The web, for all its warts, pushed a major advance in software construction. The separation of concerns. This is the idea that, just as you wouldn’t have the same person paint a house as lay the foundation, you should have different people design the user interface and the internal guts of software applications. The skillsets are simply different.
But, the mobile device, with its native apps, is a huge step backwards. Sure, there’s still plenty of scope for people who just want to make things work–APIs and server side logic are a large part of most mobile services.
But for the client side, it’s not enough for designers and UX folks to be fluent in the traditional tools. They can still do mockups, but the UI for mobile devices is constructed in code (objective C or android java, primarily). That means that the finer points of UI must be added by developers. No longer can they be delivered by HTML and CSS.
And hence, the rise of the proverbial unicorn, who can do mobile development, design and UX. And makes very good money, since there are very few of these.

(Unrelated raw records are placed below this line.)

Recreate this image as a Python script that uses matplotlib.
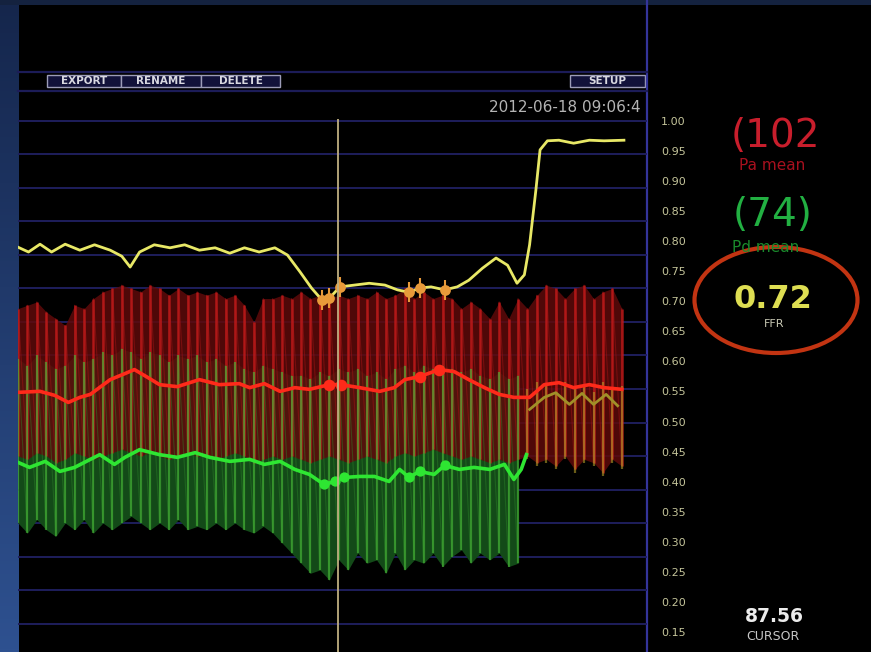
import numpy as np
import matplotlib.pyplot as plt
from matplotlib.patches import Ellipse, Rectangle
from matplotlib.colors import LinearSegmentedColormap

W, H = 871, 652

# recording window (s) and cursor position
t_start, t_end = 57.0, 117.0
beat_period = 0.9
cursor_t = 87.56
pullback_beat = 54          # Pd sensor pulled back to the guide after this beat

# aortic pressure Pa, per beat (mmHg)
pa_sys = [124, 125, 126, 123, 121, 119, 125, 124, 127, 129,
          130, 131, 130, 129, 131, 130, 128, 130, 128, 129,
          128, 129, 127, 128, 125, 120, 127, 127, 128, 127,
          129, 127, 128, 127, 128, 127, 128, 127, 129, 127,
          128, 130, 127, 129, 127, 128, 127, 124, 126, 124,
          121, 126, 121, 127, 124, 128, 131, 130, 127, 130,
          131, 127, 129, 130, 124]
pa_dia = [80, 79, 81, 80, 78, 79, 81, 80, 79, 80,
          81, 82, 81, 80, 81, 80, 79, 80, 81, 80,
          80, 79, 80, 81, 80, 78, 79, 80, 79, 80,
          79, 78, 79, 80, 79, 78, 79, 80, 79, 78,
          80, 81, 80, 81, 82, 81, 80, 79, 80, 79,
          78, 79, 78, 79, 80, 78, 79, 77, 80, 76,
          79, 78, 75, 79, 77]

# distal pressure Pd, per beat (mmHg), before pullback
pd_sys = [109, 107, 110, 108, 106, 107, 110, 108, 109, 111,
          110, 112, 111, 109, 111, 110, 108, 110, 109, 110,
          108, 109, 107, 108, 106, 105, 107, 106, 105, 104,
          104, 103, 105, 104, 106, 105, 106, 104, 105, 103,
          106, 107, 105, 107, 106, 107, 106, 105, 106, 104,
          103, 105, 103, 104]
pd_dia = [60, 57, 61, 58, 56, 60, 58, 61, 57, 60,
          58, 60, 62, 60, 58, 60, 58, 61, 58, 59,
          58, 60, 58, 60, 58, 57, 59, 57, 54, 51,
          48, 45, 46, 43, 49, 46, 51, 48, 49, 45,
          51, 46, 49, 48, 51, 47, 50, 52, 48, 51,
          49, 51, 47, 48]
# Pd after pullback
pd_pull_sys = [100, 102, 101, 99, 102, 100, 101, 99, 102, 100, 101]
pd_pull_dia = [79, 77, 78, 76, 79, 75, 78, 77, 74, 78, 76]

# running means (s, mmHg)
pa_mean_t = [57.0, 59.1, 60.5, 61.8, 62.9, 63.9, 65.8, 67.2, 68.1, 69.4,
             70.5, 72.2, 74.3, 76.2, 78.1, 79.1, 80.5, 82.0, 83.4, 84.8,
             86.7, 87.8, 89.6, 91.5, 92.9, 93.9, 95.3, 97.2, 98.6, 100.0,
             101.5, 102.9, 104.3, 105.8, 107.2, 108.6, 110.0, 111.5, 112.9, 114.6]
pa_mean = [99.0, 99.3, 98.1, 96.0, 97.5, 98.4, 102.8, 104.6, 105.8, 103.4,
           101.3, 100.7, 102.8, 101.3, 101.6, 100.4, 101.6, 99.3, 100.4, 99.9,
           101.3, 101.3, 100.4, 99.3, 100.4, 102.8, 103.7, 105.8, 105.2, 102.8,
           100.4, 98.4, 97.5, 97.5, 101.3, 101.9, 100.4, 101.3, 100.4, 99.9]
pd_mean_t = [57.0, 58.1, 59.6, 61.0, 62.4, 63.9, 64.8, 66.2, 67.2, 68.6,
             70.5, 72.2, 73.9, 75.3, 77.2, 79.1, 80.5, 82.0, 83.4, 84.8,
             86.2, 87.2, 88.1, 89.6, 91.0, 92.4, 93.4, 94.3, 95.3, 96.7,
             97.7, 99.1, 100.5, 102.0, 103.4, 104.3, 105.0, 105.5]
pd_mean = [78.1, 76.6, 78.4, 75.4, 76.6, 79.0, 80.4, 77.5, 79.6, 81.9,
           80.4, 79.6, 81.0, 79.6, 78.4, 79.0, 77.5, 78.4, 76.0, 74.5,
           71.5, 72.4, 73.6, 73.9, 73.9, 72.4, 76.0, 73.6, 75.4, 74.5,
           77.2, 76.0, 76.6, 76.0, 77.5, 73.0, 76.0, 80.4]
pd_pull_mean_t = [105.8, 107.2, 108.3, 109.6, 110.8, 111.9, 113.1, 114.2]
pd_pull_mean = [93.9, 97.5, 98.9, 95.4, 98.7, 95.4, 98.4, 95.0]

# FFR = Pd/Pa trace
ffr_t = [57.0, 58.0, 59.1, 60.2, 61.5, 62.9, 64.3, 65.8, 66.9, 67.7,
         68.6, 70.0, 71.5, 72.9, 74.3, 75.8, 77.2, 78.6, 80.0, 81.5,
         82.7, 83.9, 85.0, 86.0, 86.7, 87.7, 89.1, 90.5, 92.0, 93.2,
         94.3, 95.3, 96.4, 97.7, 98.9, 100.0, 101.3, 102.6, 103.7, 104.6,
         105.3, 105.8, 106.4, 106.8, 107.5, 108.6, 110.0, 111.5, 112.9, 114.8]
ffr = [0.790, 0.782, 0.795, 0.782, 0.795, 0.785, 0.794, 0.785, 0.775, 0.757,
       0.782, 0.794, 0.789, 0.794, 0.785, 0.789, 0.780, 0.789, 0.782, 0.789,
       0.777, 0.749, 0.722, 0.702, 0.705, 0.724, 0.727, 0.730, 0.727, 0.719,
       0.715, 0.722, 0.724, 0.719, 0.724, 0.735, 0.755, 0.772, 0.760, 0.730,
       0.744, 0.794, 0.885, 0.952, 0.967, 0.968, 0.963, 0.968, 0.967, 0.968]
ffr_ticks = [1.00, 0.95, 0.90, 0.85, 0.80, 0.75, 0.70, 0.65, 0.60,
             0.55, 0.50, 0.45, 0.40, 0.35, 0.30, 0.25, 0.20, 0.15]

# marked beats (s)
mark_windows = [(85.8, 88.2), (94.2, 95.6), (97.1, 98.2)]

pa_mean_val, pd_mean_val, ffr_val = 102, 74, 0.72


def saw(t, lo, hi):
    # upstroke at each beat, decay to the next diastole
    x = np.repeat(t, 2)
    y = np.column_stack([lo, hi]).ravel()
    return x, y


def in_marks(t):
    t = np.asarray(t)
    m = np.zeros(len(t), bool)
    for a, b in mark_windows:
        m |= (t >= a) & (t <= b)
    return m


fig = plt.figure(figsize=(W / 100, H / 100), dpi=100)
fig.patch.set_facecolor('black')

# screen furniture in pixel coordinates
bg = fig.add_axes([0, 0, 1, 1])
bg.set_zorder(0)
bg.axis('off')
grad = LinearSegmentedColormap.from_list('slide', ['#15264c', '#2e5190'])
bg.imshow(np.linspace(0, 1, 200).reshape(-1, 1), cmap=grad, extent=[0, 18, H, 0], aspect='auto')
bg.add_patch(Rectangle((0, 0), W, 5, color='#14223f', lw=0))
bg.plot([647, 647], [0, H], color='#34349a', lw=1.6)
bg.plot([18, 647], [72, 72], color='#1c1c58', lw=1.6)
bg.plot([18, 647], [91, 91], color='#1c1c58', lw=1.6)
bg.set_xlim(0, W)
bg.set_ylim(H, 0)

for x0, x1, label in [(47, 121, 'EXPORT'), (121, 201, 'RENAME'), (201, 280, 'DELETE'), (570, 645, 'SETUP')]:
    bg.add_patch(Rectangle((x0, 75), x1 - x0, 12, fc='#12123a', ec='#9c9cb8', lw=1))
    bg.text((x0 + x1) / 2, 81.5, label, ha='center', va='center', color='#d8d8e0',
            fontsize=7.5, fontweight='bold')
bg.text(641, 108, '2012-06-18 09:06:4', ha='right', va='center', color='#b4b4b4', fontsize=11)

bg.text(775, 136, '(%d' % pa_mean_val, ha='center', va='center', color='#c81e2c', fontsize=28)
bg.text(772, 165, 'Pa mean', ha='center', va='center', color='#a8101e', fontsize=11)
bg.text(773, 215, '(%d)' % pd_mean_val, ha='center', va='center', color='#22b042', fontsize=28)
bg.text(766, 247, 'Pd mean', ha='center', va='center', color='#1a8a2c', fontsize=11)
bg.text(773, 299, '%.2f' % ffr_val, ha='center', va='center', color='#dede52', fontsize=23, fontweight='bold')
bg.text(774, 324, 'FFR', ha='center', va='center', color='#c8c8b4', fontsize=8)
bg.add_patch(Ellipse((776, 300), 163, 106, fill=False, ec='#c23412', lw=3))
bg.text(774, 617, '%.2f' % cursor_t, ha='center', va='center', color='#ececec', fontsize=13.5, fontweight='bold')
bg.text(773, 636, 'CURSOR', ha='center', va='center', color='#c8c8c8', fontsize=9)

# pressure traces (mmHg)
top = 119.3
ax = fig.add_axes([18 / W, 0, (647 - 18) / W, 1 - top / H])
ax.set_zorder(1)
ax.patch.set_visible(False)
ax.set_xlim(t_start, t_end)
ax.set_ylim(21.5, 180.5)
ax.set_yticks(range(30, 181, 10))
ax.grid(axis='y', color='#1e1e5c', lw=1.4)
ax.set_axisbelow(True)
for s in ax.spines.values():
    s.set_visible(False)

beat_t = t_start + beat_period * np.arange(len(pa_sys))
pd_t = beat_t[:pullback_beat]
pull_t = beat_t[pullback_beat:]

ax.fill_between(pd_t, pd_dia, pd_sys, color='#134a18', lw=0, zorder=1)
ax.fill_between(beat_t, pa_dia, pa_sys, color='#5e0a0a', lw=0, alpha=0.85, zorder=2)
ax.plot(*saw(beat_t, pa_dia, pa_sys), color='#a01414', lw=0.8, alpha=0.5, zorder=3)
ax.vlines(beat_t, pa_dia, pa_sys, color='#c01a1a', lw=1.8, alpha=0.8, zorder=3)
ax.plot(*saw(pd_t, pd_dia, pd_sys), color='#2f8a2a', lw=0.8, alpha=0.4, zorder=4)
ax.vlines(pd_t, pd_dia, pd_sys, color='#4cc03a', lw=1.6, alpha=0.55, zorder=4)
ax.vlines(pull_t, pd_pull_dia, pd_pull_sys, color='#b09a28', lw=1.6, alpha=0.6, zorder=4)

ax.plot(pa_mean_t, pa_mean, color='#ff2a1a', lw=2.6, zorder=5)
ax.plot(pd_mean_t, pd_mean, color='#2ee632', lw=2.6, zorder=5)
ax.plot(pd_pull_mean_t, pd_pull_mean, color='#a09028', lw=2, zorder=5)
m = in_marks(pa_mean_t)
ax.scatter(np.array(pa_mean_t)[m], np.array(pa_mean)[m], s=70, color='#ff2a1a', lw=0, zorder=6)
m = in_marks(pd_mean_t)
ax.scatter(np.array(pd_mean_t)[m], np.array(pd_mean)[m], s=55, color='#2ee632', lw=0, zorder=6)

# FFR on the right-hand scale
axf = ax.twinx()
axf.patch.set_visible(False)
axf.set_ylim(0.1165, 1.0028)
axf.set_yticks(ffr_ticks)
axf.set_yticklabels(['%.2f' % v for v in ffr_ticks])
axf.tick_params(axis='y', length=0, pad=10, labelsize=8, labelcolor='#c4c49a')
for s in axf.spines.values():
    s.set_visible(False)
# twinx puts ticks back on the left of the pressure axis
ax.tick_params(left=False, labelleft=False, bottom=False, labelbottom=False)
axf.tick_params(bottom=False, labelbottom=False)

axf.plot(ffr_t, ffr, color='#e8e866', lw=2.0, zorder=3)
m = in_marks(ffr_t)
axf.scatter(np.array(ffr_t)[m], np.array(ffr)[m], s=60, color='#e89a3a', lw=0, zorder=4)
axf.scatter(np.array(ffr_t)[m], np.array(ffr)[m], s=220, marker='|', color='#e89a3a', lw=1.5, zorder=4)
axf.axvline(cursor_t, color='#bfae80', lw=1.3, zorder=5)

fig.savefig('out.png', dpi=100, facecolor='black')
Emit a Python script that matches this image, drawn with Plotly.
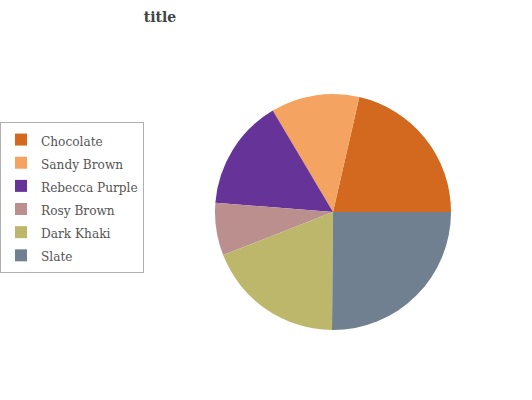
import plotly.graph_objects as go

labels = ["Chocolate", "Sandy Brown", "Rebecca Purple", "Rosy Brown", "Dark Khaki", "Slate"]
values = [21.4, 12.1, 15.2, 7.2, 18.9, 25.1]
colors = ["#D2691E", "#F4A460", "#663399", "#BC8F8F", "#BDB76B", "#708090"]

W, H = 532, 400
cx, cy, r = 333, 212, 118

# legend text drawn slightly smaller than the legend's row font (for roomier rows)
legend_text = [f"<span style='font-size:13.5px'>{l}</span>" for l in labels]

fig = go.Figure(go.Pie(
    labels=legend_text,
    values=values,
    marker=dict(colors=colors, line=dict(width=0)),
    sort=False,
    direction="counterclockwise",
    rotation=12.9,
    textinfo="none",
    hoverinfo="label+value",
    domain=dict(x=[(cx - r) / W, (cx + r) / W], y=[1 - (cy + r) / H, 1 - (cy - r) / H]),
))

fig.update_layout(
    width=W, height=H,
    margin=dict(l=0, r=0, t=0, b=0),
    paper_bgcolor="white",
    plot_bgcolor="white",
    title=dict(text="<b>title</b>", x=160 / W, xref="container", xanchor="center",
               y=1 - 17 / H, yref="container", yanchor="middle",
               font=dict(family="DejaVu Serif", size=14, color="#444444")),
    legend=dict(x=0, y=1 - 122 / H, xanchor="left", yanchor="top",
                bordercolor="#b0b0b0", borderwidth=1,
                font=dict(family="DejaVu Serif Condensed, DejaVu Serif", size=15.5, color="#555555"),
                bgcolor="white"),
    showlegend=True,
)

fig.write_html("out.html", config={"displayModeBar": False},
               post_script="document.body.style.margin='0';")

Is this sour grapes? Nope. I know that one of my limitations is my aesthetic sense. (If I harbored any illusions about this, my wife would be quick to disabuse me.) And I think that the unicorns should ride this market for all it is worth. It just frustrates me that we came so far with web applications and separate of concerns and now are taking a huge step back.
And indeed, I agree that native development of mobile apps made it a lot more difficult, that’s why I’m a huge supporter of the hybrid mobile platforms. I think they’re becoming more common as well, and it makes it easier for both developers and designers (imho).
Interesting. I know there is some buzz around hybrid platforms (I hear good things about Ionic) but most of the mobile jobs I see are for iOS or Android developers–I see very few phonegap/cordova jobs. So while I’m convinced that hybrid apps are a solution much of the time, I’m not sure that is the industry trend.